**Stated problem**
Copy the data that follows, character for character, minus the pictures.

-- Begin Supplied material --

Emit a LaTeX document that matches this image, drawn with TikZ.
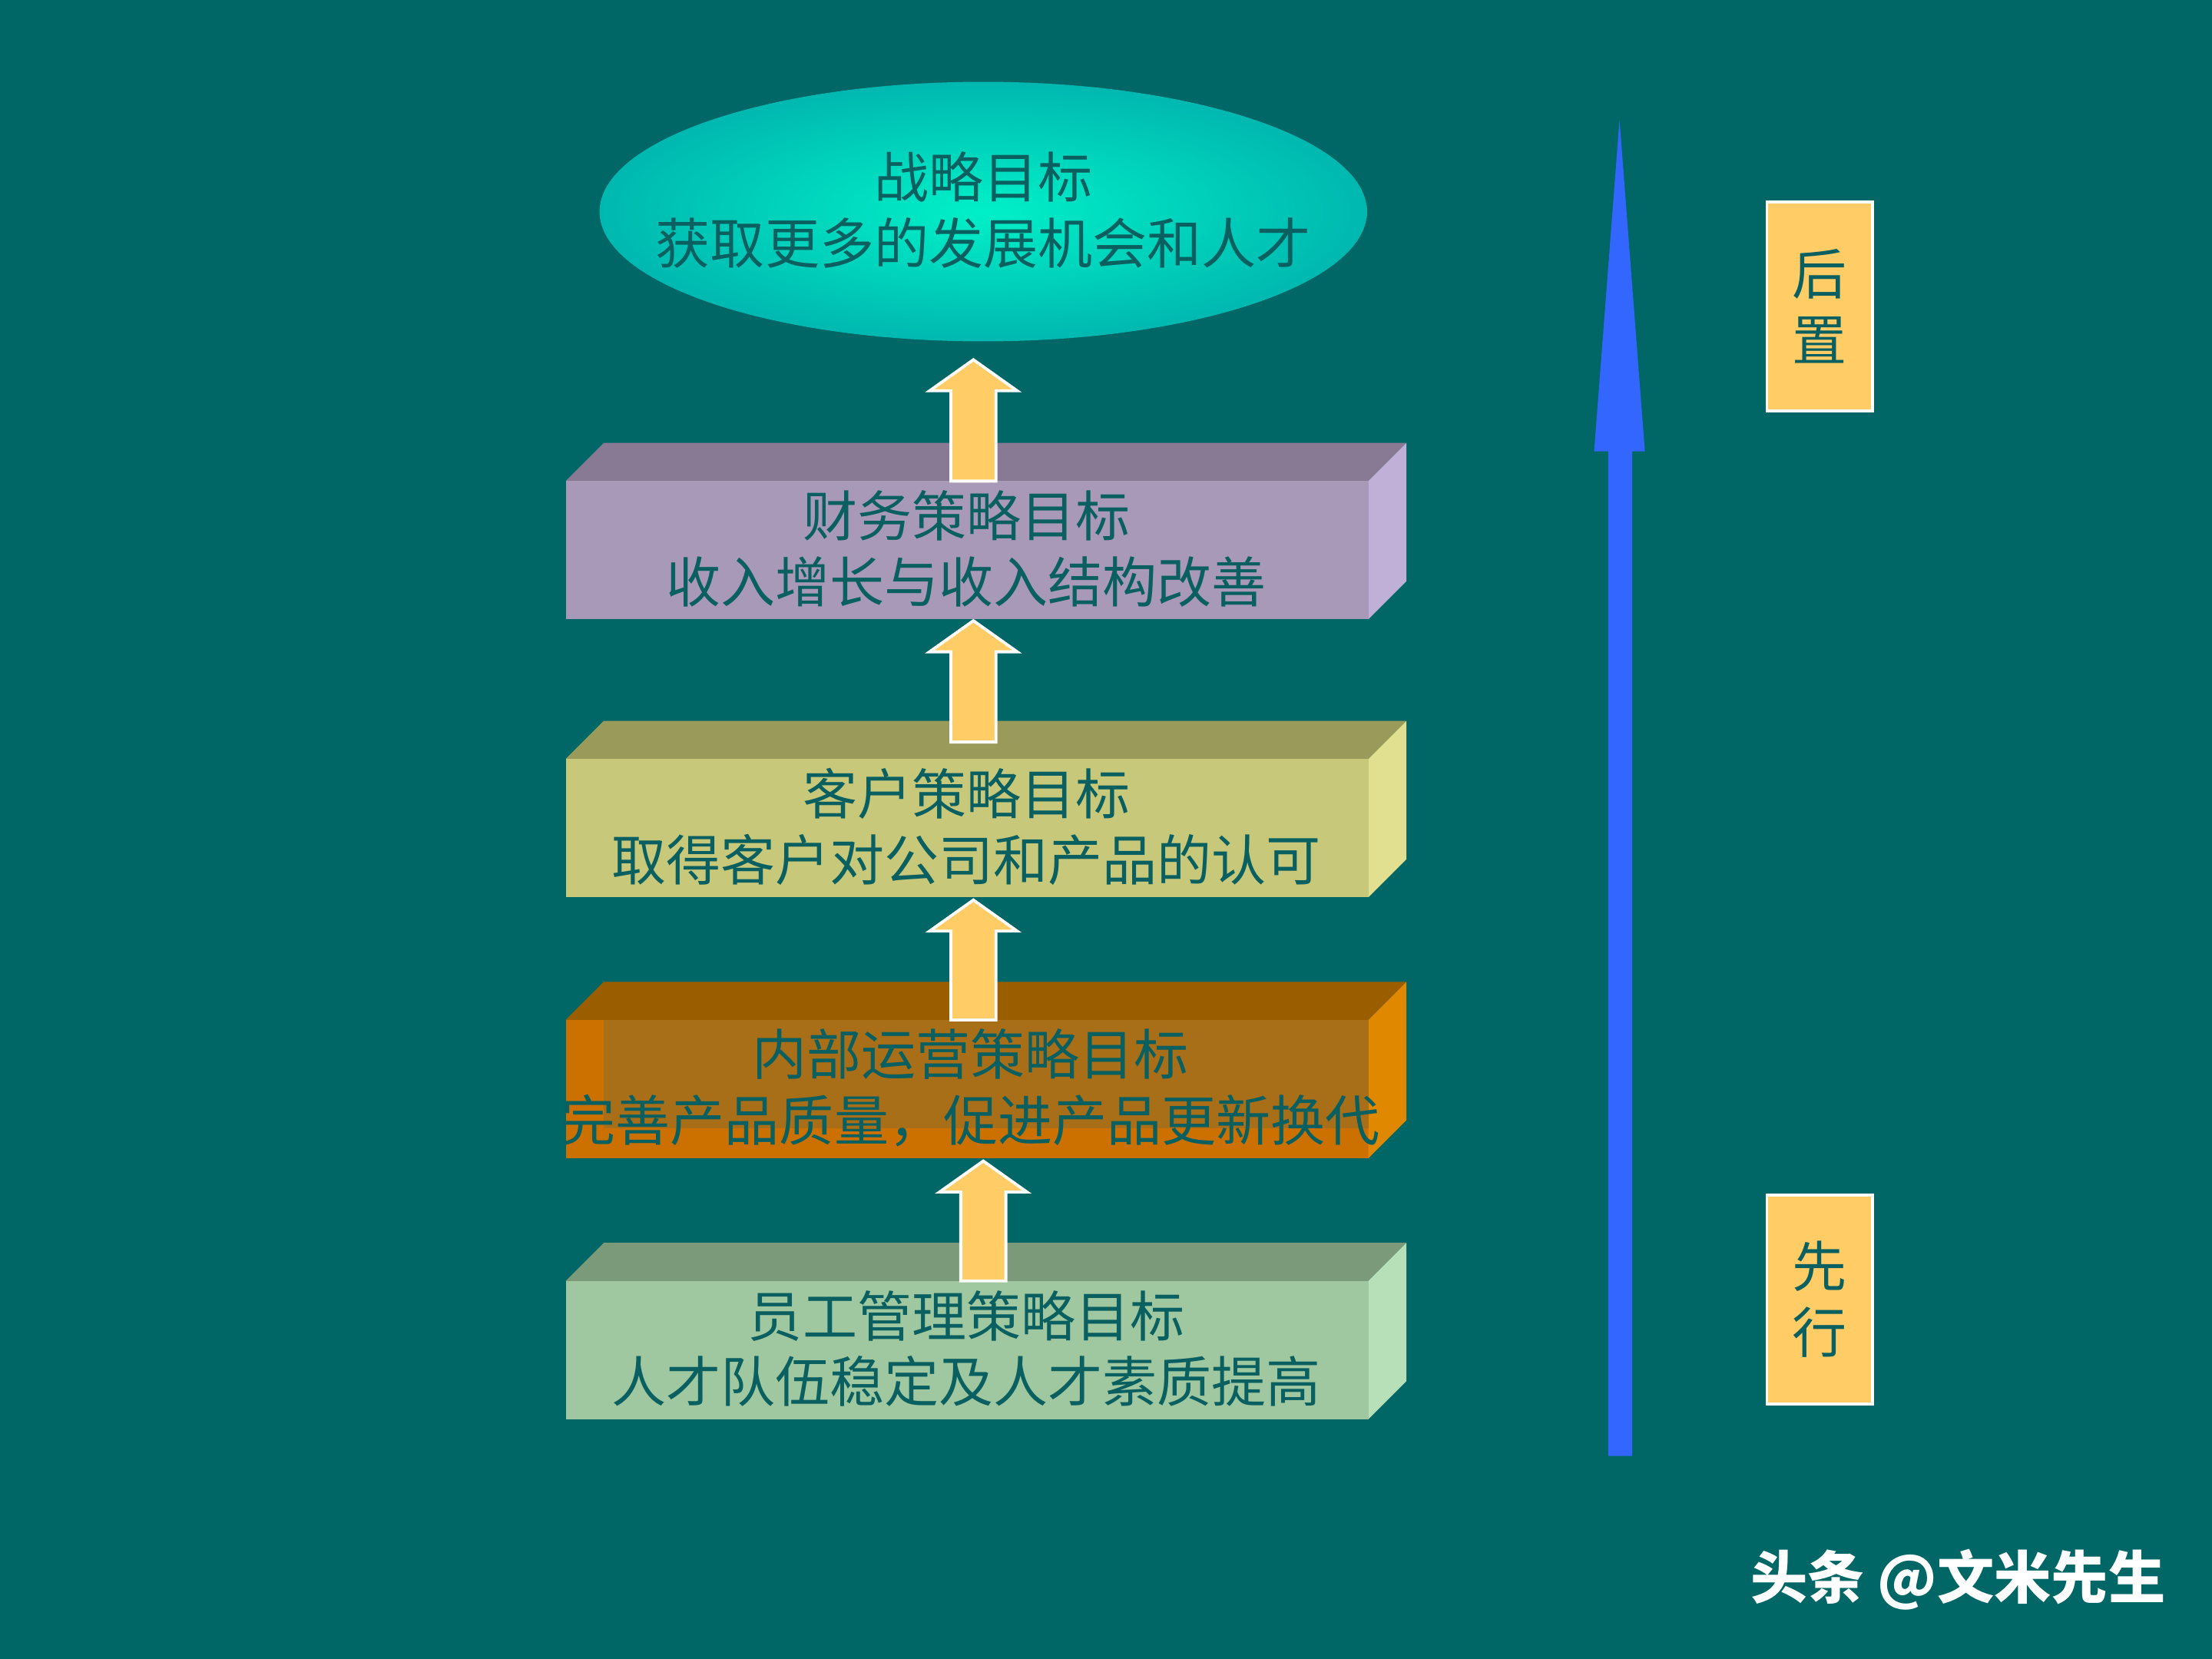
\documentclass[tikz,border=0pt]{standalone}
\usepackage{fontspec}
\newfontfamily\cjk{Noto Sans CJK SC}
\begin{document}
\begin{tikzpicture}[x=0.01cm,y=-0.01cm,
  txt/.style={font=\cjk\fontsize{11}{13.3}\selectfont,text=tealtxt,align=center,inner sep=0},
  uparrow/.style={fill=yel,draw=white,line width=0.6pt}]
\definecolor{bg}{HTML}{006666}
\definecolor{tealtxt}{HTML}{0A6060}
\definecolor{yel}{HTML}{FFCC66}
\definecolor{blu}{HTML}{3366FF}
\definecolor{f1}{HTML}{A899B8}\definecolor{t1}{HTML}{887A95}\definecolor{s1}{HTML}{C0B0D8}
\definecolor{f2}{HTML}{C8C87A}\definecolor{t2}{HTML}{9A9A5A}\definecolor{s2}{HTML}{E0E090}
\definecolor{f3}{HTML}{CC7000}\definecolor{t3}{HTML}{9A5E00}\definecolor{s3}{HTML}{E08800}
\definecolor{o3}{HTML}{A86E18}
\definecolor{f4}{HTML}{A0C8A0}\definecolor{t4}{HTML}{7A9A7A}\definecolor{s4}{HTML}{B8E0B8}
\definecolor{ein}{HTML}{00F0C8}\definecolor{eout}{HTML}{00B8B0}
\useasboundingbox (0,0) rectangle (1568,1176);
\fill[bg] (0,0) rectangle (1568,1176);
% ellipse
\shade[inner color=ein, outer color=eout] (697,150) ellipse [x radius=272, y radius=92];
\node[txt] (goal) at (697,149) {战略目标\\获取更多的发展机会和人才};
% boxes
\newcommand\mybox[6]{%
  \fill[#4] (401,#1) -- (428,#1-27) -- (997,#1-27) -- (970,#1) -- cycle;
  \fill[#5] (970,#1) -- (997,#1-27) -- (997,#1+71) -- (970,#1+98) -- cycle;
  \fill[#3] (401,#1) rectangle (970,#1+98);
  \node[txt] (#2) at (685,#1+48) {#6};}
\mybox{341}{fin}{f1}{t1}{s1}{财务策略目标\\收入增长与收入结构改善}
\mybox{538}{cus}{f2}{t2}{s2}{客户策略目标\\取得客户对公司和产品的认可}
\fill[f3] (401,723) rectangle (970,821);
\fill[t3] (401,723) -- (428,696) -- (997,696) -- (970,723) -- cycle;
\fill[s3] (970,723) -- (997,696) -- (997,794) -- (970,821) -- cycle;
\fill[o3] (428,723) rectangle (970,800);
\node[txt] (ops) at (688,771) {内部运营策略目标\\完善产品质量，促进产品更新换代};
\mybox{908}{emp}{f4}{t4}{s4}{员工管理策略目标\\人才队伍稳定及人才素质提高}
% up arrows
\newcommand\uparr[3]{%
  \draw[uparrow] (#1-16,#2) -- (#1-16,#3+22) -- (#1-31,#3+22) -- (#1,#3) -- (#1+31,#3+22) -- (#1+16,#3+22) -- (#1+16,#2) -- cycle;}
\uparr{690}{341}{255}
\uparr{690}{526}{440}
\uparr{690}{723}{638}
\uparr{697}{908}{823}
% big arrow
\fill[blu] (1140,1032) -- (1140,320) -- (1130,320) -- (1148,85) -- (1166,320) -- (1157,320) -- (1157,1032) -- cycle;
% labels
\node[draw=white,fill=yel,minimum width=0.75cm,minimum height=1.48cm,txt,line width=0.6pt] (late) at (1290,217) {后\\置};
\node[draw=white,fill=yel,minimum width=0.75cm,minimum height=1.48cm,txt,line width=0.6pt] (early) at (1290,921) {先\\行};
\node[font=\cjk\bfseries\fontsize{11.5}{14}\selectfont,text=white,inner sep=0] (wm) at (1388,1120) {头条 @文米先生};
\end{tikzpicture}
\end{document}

-- End Supplied material --

**Full solution**
Emit a LaTeX document that matches this image, drawn with TikZ.
\documentclass[tikz,border=0pt]{standalone}
\usepackage{fontspec}
\newfontfamily\cjk{Noto Sans CJK SC}
\begin{document}
\begin{tikzpicture}[x=0.01cm,y=-0.01cm,
  txt/.style={font=\cjk\fontsize{11}{13.3}\selectfont,text=tealtxt,align=center,inner sep=0},
  uparrow/.style={fill=yel,draw=white,line width=0.6pt}]
\definecolor{bg}{HTML}{006666}
\definecolor{tealtxt}{HTML}{0A6060}
\definecolor{yel}{HTML}{FFCC66}
\definecolor{blu}{HTML}{3366FF}
\definecolor{f1}{HTML}{A899B8}\definecolor{t1}{HTML}{887A95}\definecolor{s1}{HTML}{C0B0D8}
\definecolor{f2}{HTML}{C8C87A}\definecolor{t2}{HTML}{9A9A5A}\definecolor{s2}{HTML}{E0E090}
\definecolor{f3}{HTML}{CC7000}\definecolor{t3}{HTML}{9A5E00}\definecolor{s3}{HTML}{E08800}
\definecolor{o3}{HTML}{A86E18}
\definecolor{f4}{HTML}{A0C8A0}\definecolor{t4}{HTML}{7A9A7A}\definecolor{s4}{HTML}{B8E0B8}
\definecolor{ein}{HTML}{00F0C8}\definecolor{eout}{HTML}{00B8B0}
\useasboundingbox (0,0) rectangle (1568,1176);
\fill[bg] (0,0) rectangle (1568,1176);
% ellipse
\shade[inner color=ein, outer color=eout] (697,150) ellipse [x radius=272, y radius=92];
\node[txt] (goal) at (697,149) {战略目标\\获取更多的发展机会和人才};
% boxes
\newcommand\mybox[6]{%
  \fill[#4] (401,#1) -- (428,#1-27) -- (997,#1-27) -- (970,#1) -- cycle;
  \fill[#5] (970,#1) -- (997,#1-27) -- (997,#1+71) -- (970,#1+98) -- cycle;
  \fill[#3] (401,#1) rectangle (970,#1+98);
  \node[txt] (#2) at (685,#1+48) {#6};}
\mybox{341}{fin}{f1}{t1}{s1}{财务策略目标\\收入增长与收入结构改善}
\mybox{538}{cus}{f2}{t2}{s2}{客户策略目标\\取得客户对公司和产品的认可}
\fill[f3] (401,723) rectangle (970,821);
\fill[t3] (401,723) -- (428,696) -- (997,696) -- (970,723) -- cycle;
\fill[s3] (970,723) -- (997,696) -- (997,794) -- (970,821) -- cycle;
\fill[o3] (428,723) rectangle (970,800);
\node[txt] (ops) at (688,771) {内部运营策略目标\\完善产品质量，促进产品更新换代};
\mybox{908}{emp}{f4}{t4}{s4}{员工管理策略目标\\人才队伍稳定及人才素质提高}
% up arrows
\newcommand\uparr[3]{%
  \draw[uparrow] (#1-16,#2) -- (#1-16,#3+22) -- (#1-31,#3+22) -- (#1,#3) -- (#1+31,#3+22) -- (#1+16,#3+22) -- (#1+16,#2) -- cycle;}
\uparr{690}{341}{255}
\uparr{690}{526}{440}
\uparr{690}{723}{638}
\uparr{697}{908}{823}
% big arrow
\fill[blu] (1140,1032) -- (1140,320) -- (1130,320) -- (1148,85) -- (1166,320) -- (1157,320) -- (1157,1032) -- cycle;
% labels
\node[draw=white,fill=yel,minimum width=0.75cm,minimum height=1.48cm,txt,line width=0.6pt] (late) at (1290,217) {后\\置};
\node[draw=white,fill=yel,minimum width=0.75cm,minimum height=1.48cm,txt,line width=0.6pt] (early) at (1290,921) {先\\行};
\node[font=\cjk\bfseries\fontsize{11.5}{14}\selectfont,text=white,inner sep=0] (wm) at (1388,1120) {头条 @文米先生};
\end{tikzpicture}
\end{document}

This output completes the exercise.